Im Norden mehr Rechte für Yesiden
Im kurdischen Nordirak geht es den Yesiden deutlich besser, als im arabischen Landesteil. Das höchste Heiligtum in Lalisch bei Mossul werde von der kurdischen Regionalregierung mit Millionenbeträgen restauriert, sagt Yanc. Auch die yesidischen Feste seien als offizielle Ruhetage anerkannt. Dennoch gebe es weiter Diskriminierungen. So fühlten sich Yesiden auf dem Arbeitsmarkt und im Bildungsbereich benachteiligt. Der Nahost-Referent der Gesellschaft für bedrohte Völker (GfbV), Kamal Sido, berichtet: "Alltagsdiskriminierung kann so aussehen, das in einem gemischten Dorf mit Yesiden und Muslimen der Muezzin bestimmte Passagen aus dem Koran rezitiert, die für die Yesiden beleidigend sind."

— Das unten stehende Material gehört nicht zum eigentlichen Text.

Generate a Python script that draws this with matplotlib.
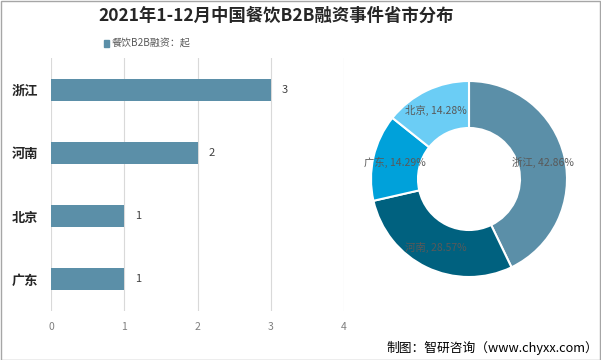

Laut irakischer Verfassung dürfen Christen, Yesiden und Mandäer ihre Religion frei ausüben. Im Alltag nützt das Gesetz den Minderheiten jedoch wenig. Die Religionsgruppen leiden weiter sowohl unter Angriffen als auch unter der ausufernden Alltagskriminalität. So werden Christen oder Mandäer entführt, um ein hohes Lösegeld zu erpressen. Militante Gruppen greifen Läden der Minderheiten an, vor allem wenn diese Alkohol verkaufen.
Die Zukunft der religiösen Minderheiten im Irak sieht der Menschenrechtler Sido kritisch. "Für die Mandäer wird die alte Zeit nie wieder zurückkehren", sagte der Referent der Gesellschaft für bedrohte Völker. Zwar wolle die Regierung in Bagdad die Minderheiten besser schützen, aber der Erfolg sei gering. Allenfalls im Norden könnten die Nichtmuslime ihre Religion weiter offen zeigen. "Von einem yesidischen oder christlichen Leben kann man nur in Irakisch-Kurdistan sprechen", sagt Sido.